I presume other "bad" characters would crash this also. The solution was to call esc_specialchars() on the extent data before parsing it for display.
#2 Updated by Dan Gillean over 7 years ago
- Status changed from QA/Review to New
- Assignee changed from Dan Gillean to Mike Gale
- Tested version 2.0.0, 2.0.1, 2.1 added
I've related this to a bunch of other issues - notably #6949 for the moment - but as you can see, this is affecting all of our metadata exchange formats. It would be nice to come up with a more global solution for escaping these and angle brackets ( < and > will also break export) and/or replacing them with encoding values so they still display properly, etc.
#4 Updated by Dan Gillean over 7 years ago
- Status changed from QA/Review to Feedback
In my local testing, the ampersand is not being escaped so much as just removed entirely. Tried to import the following:
<physdesc> <extent encodinganalog="3.1.5">22 pp of textual records & other stuff. </extent> </physdesc>
What I got, in both view and edit mode, was the extent with the ampersand completely removed. This is perhaps better than breaking the import entirely, but the user might not even notice that the character has been removed, making the sentence confusing and incomplete.
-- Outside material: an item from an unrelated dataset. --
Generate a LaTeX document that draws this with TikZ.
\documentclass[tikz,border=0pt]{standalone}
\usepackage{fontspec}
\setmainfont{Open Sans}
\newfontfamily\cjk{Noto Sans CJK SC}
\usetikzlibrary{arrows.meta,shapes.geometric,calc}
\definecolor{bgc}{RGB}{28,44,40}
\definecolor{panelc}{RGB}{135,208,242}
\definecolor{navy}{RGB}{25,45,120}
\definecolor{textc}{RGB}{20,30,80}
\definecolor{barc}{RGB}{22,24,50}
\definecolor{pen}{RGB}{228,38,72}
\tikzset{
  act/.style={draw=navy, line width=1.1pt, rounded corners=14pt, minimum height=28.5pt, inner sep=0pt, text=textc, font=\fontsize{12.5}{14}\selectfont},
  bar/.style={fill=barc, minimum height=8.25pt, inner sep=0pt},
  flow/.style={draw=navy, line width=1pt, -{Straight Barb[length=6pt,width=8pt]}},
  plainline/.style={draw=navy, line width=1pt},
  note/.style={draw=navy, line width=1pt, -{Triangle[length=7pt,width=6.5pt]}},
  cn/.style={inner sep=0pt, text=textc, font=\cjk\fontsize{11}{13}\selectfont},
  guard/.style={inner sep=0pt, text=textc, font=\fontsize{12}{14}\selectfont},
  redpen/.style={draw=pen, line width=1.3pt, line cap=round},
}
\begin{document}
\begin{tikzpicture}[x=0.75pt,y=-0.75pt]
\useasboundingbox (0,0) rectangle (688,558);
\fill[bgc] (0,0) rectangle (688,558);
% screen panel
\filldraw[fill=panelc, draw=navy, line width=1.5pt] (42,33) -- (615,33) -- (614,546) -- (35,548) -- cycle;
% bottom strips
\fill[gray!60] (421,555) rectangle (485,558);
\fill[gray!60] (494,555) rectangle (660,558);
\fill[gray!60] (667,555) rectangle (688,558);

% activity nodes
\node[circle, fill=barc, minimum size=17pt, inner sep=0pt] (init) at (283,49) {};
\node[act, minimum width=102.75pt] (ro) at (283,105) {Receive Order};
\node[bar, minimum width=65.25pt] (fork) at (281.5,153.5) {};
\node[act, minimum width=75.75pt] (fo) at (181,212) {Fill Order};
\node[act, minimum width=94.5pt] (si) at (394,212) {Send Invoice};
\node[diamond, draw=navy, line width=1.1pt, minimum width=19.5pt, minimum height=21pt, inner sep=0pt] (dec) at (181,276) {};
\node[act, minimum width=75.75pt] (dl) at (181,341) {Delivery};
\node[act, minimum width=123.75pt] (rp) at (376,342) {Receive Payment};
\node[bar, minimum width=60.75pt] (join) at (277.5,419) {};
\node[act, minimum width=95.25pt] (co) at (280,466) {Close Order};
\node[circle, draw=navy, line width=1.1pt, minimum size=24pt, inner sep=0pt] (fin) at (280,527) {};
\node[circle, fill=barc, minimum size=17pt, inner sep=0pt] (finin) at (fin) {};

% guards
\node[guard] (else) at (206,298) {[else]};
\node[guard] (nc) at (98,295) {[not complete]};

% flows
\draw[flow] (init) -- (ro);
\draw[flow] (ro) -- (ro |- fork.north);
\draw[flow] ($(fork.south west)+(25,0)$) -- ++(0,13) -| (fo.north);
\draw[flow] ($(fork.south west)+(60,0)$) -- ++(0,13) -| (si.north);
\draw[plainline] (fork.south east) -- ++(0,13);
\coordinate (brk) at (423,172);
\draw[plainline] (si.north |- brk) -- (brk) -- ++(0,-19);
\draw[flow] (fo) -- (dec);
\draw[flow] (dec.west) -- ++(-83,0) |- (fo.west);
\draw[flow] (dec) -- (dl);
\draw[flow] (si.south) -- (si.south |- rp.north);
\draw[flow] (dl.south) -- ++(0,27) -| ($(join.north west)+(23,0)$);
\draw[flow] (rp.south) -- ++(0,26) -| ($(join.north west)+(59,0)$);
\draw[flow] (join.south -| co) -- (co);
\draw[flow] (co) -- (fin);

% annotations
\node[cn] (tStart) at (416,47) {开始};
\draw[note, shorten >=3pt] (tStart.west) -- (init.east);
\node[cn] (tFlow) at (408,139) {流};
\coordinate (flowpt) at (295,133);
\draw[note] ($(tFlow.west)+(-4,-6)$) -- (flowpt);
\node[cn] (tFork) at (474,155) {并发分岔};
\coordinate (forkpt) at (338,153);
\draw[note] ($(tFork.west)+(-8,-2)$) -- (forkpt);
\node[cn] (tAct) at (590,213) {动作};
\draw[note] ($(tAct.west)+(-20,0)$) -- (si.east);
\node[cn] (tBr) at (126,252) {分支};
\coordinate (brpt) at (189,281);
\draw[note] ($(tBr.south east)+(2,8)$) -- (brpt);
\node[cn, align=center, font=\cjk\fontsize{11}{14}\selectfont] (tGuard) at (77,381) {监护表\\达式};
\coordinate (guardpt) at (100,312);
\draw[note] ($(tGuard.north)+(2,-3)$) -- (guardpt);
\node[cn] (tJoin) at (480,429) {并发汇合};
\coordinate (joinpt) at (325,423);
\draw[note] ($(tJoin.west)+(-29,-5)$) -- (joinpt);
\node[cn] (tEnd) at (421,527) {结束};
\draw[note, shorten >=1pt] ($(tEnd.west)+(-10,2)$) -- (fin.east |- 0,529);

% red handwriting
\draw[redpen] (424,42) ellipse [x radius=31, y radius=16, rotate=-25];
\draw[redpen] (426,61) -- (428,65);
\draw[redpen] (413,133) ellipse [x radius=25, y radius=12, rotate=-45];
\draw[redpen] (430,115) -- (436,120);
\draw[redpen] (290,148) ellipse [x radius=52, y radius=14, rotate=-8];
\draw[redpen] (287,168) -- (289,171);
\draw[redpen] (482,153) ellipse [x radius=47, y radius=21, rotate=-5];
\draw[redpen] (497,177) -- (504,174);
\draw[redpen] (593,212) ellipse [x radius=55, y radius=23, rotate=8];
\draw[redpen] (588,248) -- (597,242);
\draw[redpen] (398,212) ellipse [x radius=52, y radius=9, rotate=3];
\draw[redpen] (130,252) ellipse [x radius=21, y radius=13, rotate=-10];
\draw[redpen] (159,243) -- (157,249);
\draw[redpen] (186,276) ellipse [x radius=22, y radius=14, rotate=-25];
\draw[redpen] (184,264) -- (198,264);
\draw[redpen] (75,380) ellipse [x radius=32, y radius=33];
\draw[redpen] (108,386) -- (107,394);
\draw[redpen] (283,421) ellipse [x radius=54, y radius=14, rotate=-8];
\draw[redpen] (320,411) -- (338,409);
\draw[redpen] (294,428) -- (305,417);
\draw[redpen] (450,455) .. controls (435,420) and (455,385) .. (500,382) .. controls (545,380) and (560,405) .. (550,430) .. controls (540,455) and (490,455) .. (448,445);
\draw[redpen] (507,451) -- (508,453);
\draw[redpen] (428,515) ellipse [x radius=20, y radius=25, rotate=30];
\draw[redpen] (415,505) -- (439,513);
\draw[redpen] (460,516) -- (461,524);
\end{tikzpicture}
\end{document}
I don't know what's possible, but ideally, an ampersand would just be replaced with the html code for adding one, e.g.
Testing with brackets found that the opening < bracket was removed, while the closing bracket > was successfully imported.
Warnings were thrown in all cases despite the successful import - but these warnings aren't verbose or clear enough for an end-user to understand that special characters were removed.
Willing to let this in as is, but would like to see this improved in the future if possible.
#5 Updated by Dan Gillean over 7 years ago
Another quick update:
An unintended consequence of escaping this field is that it affects the nested tags we were using to create struction for multiple fields (such as extent) nested in the physdesc element - the <dt> and <dd> tags are also being escaped:
Haven't yet tried to roundtrip this file, but the results might be unpredictable.
#8 Updated by Dan Gillean over 7 years ago
- Status changed from In progress to Feedback
Not sure if this is caused by your recent fix on this issue as well or not, but strangely, <eadid> element tags are being escaped:
Don't see this happening with any other elements. Not sure why this one is being affected.
#9 Updated by Mike Gale over 7 years ago
I'm pretty sure I broke the eadid tag when I fixed #6949. It was dumb of me to escape the entire tag (which of course has escapable characters like < and > in it) instead of just the problem identifier. Now we can both say we did something silly this ticket, Dan :P
Working on a fix now.